According to Paul, those who have received the loving Christ into their lives by faith have been given fullness in him. In view of this reality, we need to move beyond performance-based spirituality to participation-based spirituality that is bound up with this gift. With this in mind, we need to make sure we are taking the weights off people through Christ so that they can come to experience the fullness of loving freedom in him. Are we putting weights on people that they must lift before they can experience what it’s like for Christ to carry them? If so, they will not live grateful Christian lives, only guilt-based ones. A friend of mine who had failed to live into the fullness of faith in Christ tried to keep his closest friends from him. He believed that by sharing more of his dirty dishes and laundry with them, the more they would be repulsed and finally abandon him. But given that they had experienced Christ’s grace in their own lives, they extended it to him. Christ’s love for him through them clothed him, covering his nakedness exposed as he was through his misdeeds. Through the outpouring of Christ’s grace through others, he has returned to experience the fullness of life in Christ and is once again extending Christ’s grace to others. He is no longer bearing the weight of his past, for Christ is bearing it for him so that he can gratefully extend Christ’s grace to others in the present.

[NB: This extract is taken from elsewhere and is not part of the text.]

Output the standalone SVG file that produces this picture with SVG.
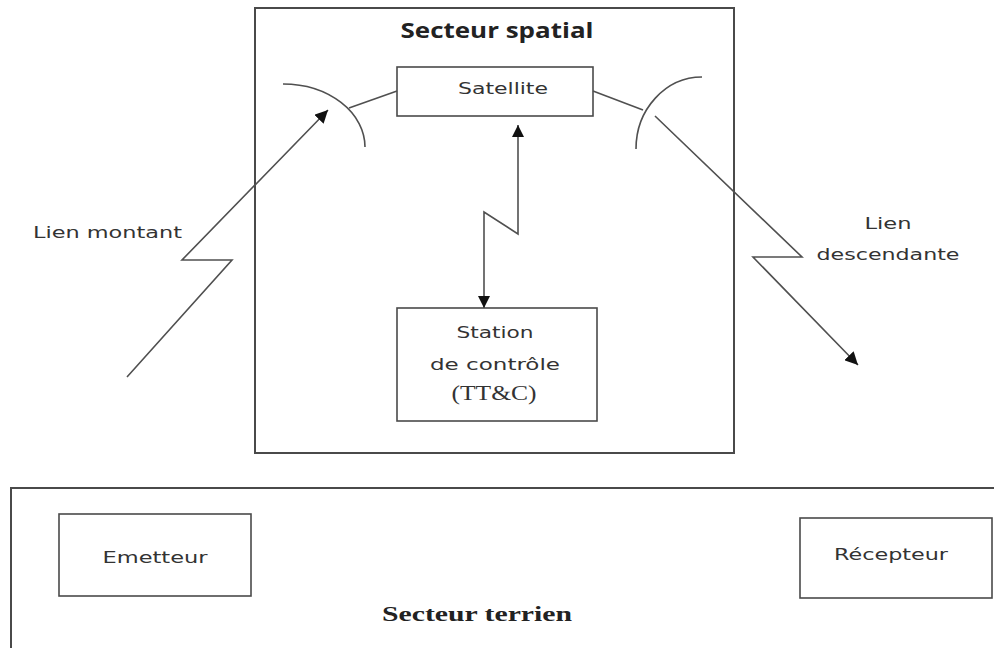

This Thanksgiving, are you in the prison cell of your dining room or family room, taking in food and football and family in the hope that something will fill your ungrateful need? Are you bitter because you have so little while those around you have so much? Your day does not need to end this way. Take it from Paul who likely didn’t have much food, family or fun in his prison cell, but he did have Christ and he extended it to those around him who may have had so much more than he did by way of this world’s bounty but who desperately needed what he could share with them of Christ’s world of boundless grace. May Christ’s boundless grace be with you and in gratitude for him, extend his grace to others. As you do so, your thanksgiving will increase. Today, I give thanks for you through Christ. May you experience his grace and extend it to others in increasing measure.